One of my closest friends is a mother I admire more than anything and she gave me my most treasured advice when it comes to mothering: to always follow what feels peaceful. Are there some days when I feel like my boys needed me and I was distracted with getting work done? Absolutely! I think every mother struggles with those feelings. The next morning I regroup and follow what feels right for the day. And there are definitely days when I feel the urgency of needing to paint and produce, but I made the decision to follow what feels peaceful to myself and my family when I began this journey. I don’t produce good work when there isn’t peace in my heart and in my home.
What’s a typical day like for you during quarantine?
When my boys wake up in the morning, we eat then head outside – whether that looks like going on a walk or exploring in the backyard. As with many people in quarantine, getting outside is so important for us. Most days look like a water table and blow-up pool, collecting things in nature, going on long walks, and sneaking in a painting while I have them curled up on the couch with a snack and a movie on. There is usually always someone who makes their way to my lap as I paint or sit at my feet under the table.
Once the boys are down for their nap, I paint. Naptime is my most productive time and it’s my only sense of normalcy during isolation.
My husband’s job is still considered essential so he’s been going into work every day of the quarantine.
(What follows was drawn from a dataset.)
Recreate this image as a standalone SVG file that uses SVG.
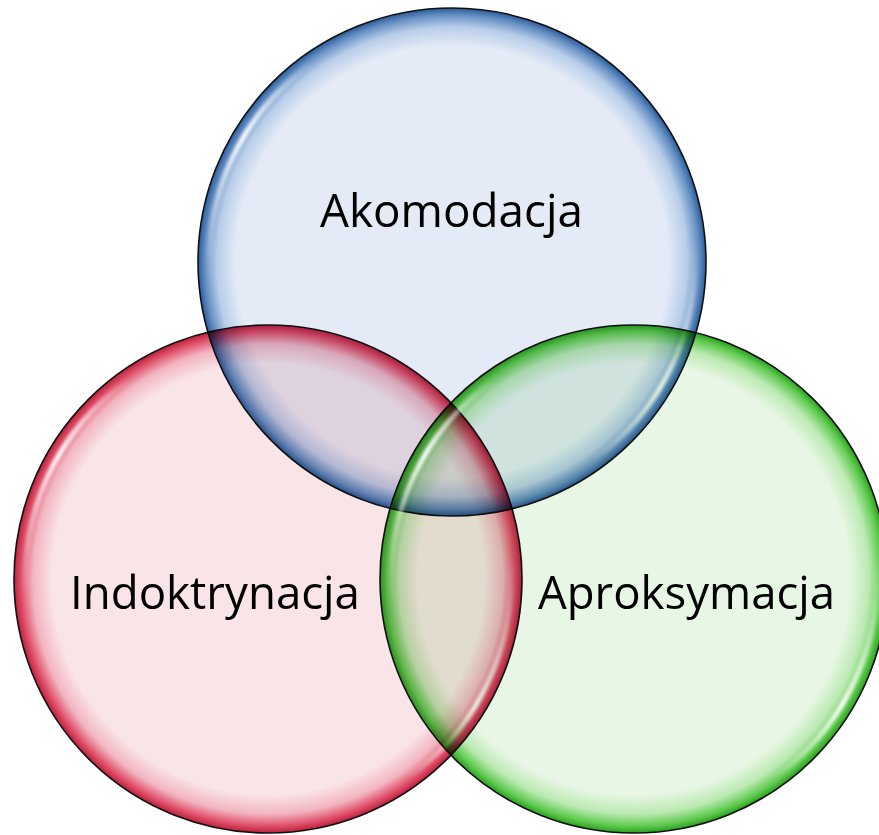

When he gets home and is able to watch the boys, I start my second job – fulfilling orders! We live in a tiny 80-year-old home and my “office” is out of our laundry room – this is where I store, pack and ship every order!
Do you have a daily ritual you can’t live without?
I’m a morning person. I feel most energized and inspired first thing in the morning and I take advantage of that each day. The first thing I do after making coffee is set up my work station. Quiet mornings are important to me and they set the tone for my entire day – it’s important that they feel slow and calm rather than rushed and overwhelming. This is worship time for me and I find that I do my best work when the windows are open, the music is playing, my boys are asleep, and I have a moment to put my thoughts to my paintbrush. The mornings (especially in the south) give the most beautiful light and I always try to get a few strokes in before my boys wake up :)
What are five things you can’t live without right now?
I have SEVEN!
1. My hydroflask (and the only way I remember to drink water during the day)
2. NOTO Botanics Resurface Scrub (I use on my face – it’s SO GOOD!)
3. Weighted blanket – an absolute must
4. Young Living’s CBD Calm Essential Oil Roller
5. The 501 Levi Shorts from Free People
6. Gucci Westman’s Super Loaded Bronzer (Westman Atelier)
7. Mickey Mouse Clubhouse – because he provides entertainment for the boys for a whole 10 minutes :)
What’s next for Hannah Winters?
I hope to continue to grow in art, both personally and professionally. When I started this journey over a year ago I would have never believed you if you said this is where I’d be right now. I’m so grateful for all of it – the people who have purchased work from me, continue to support me, want to share my art, and want to see me succeed. I’m humbled and overjoyed and speechless and I can’t believe I get to wake up everyday and be a mom and paint. It’s truly a dream come true.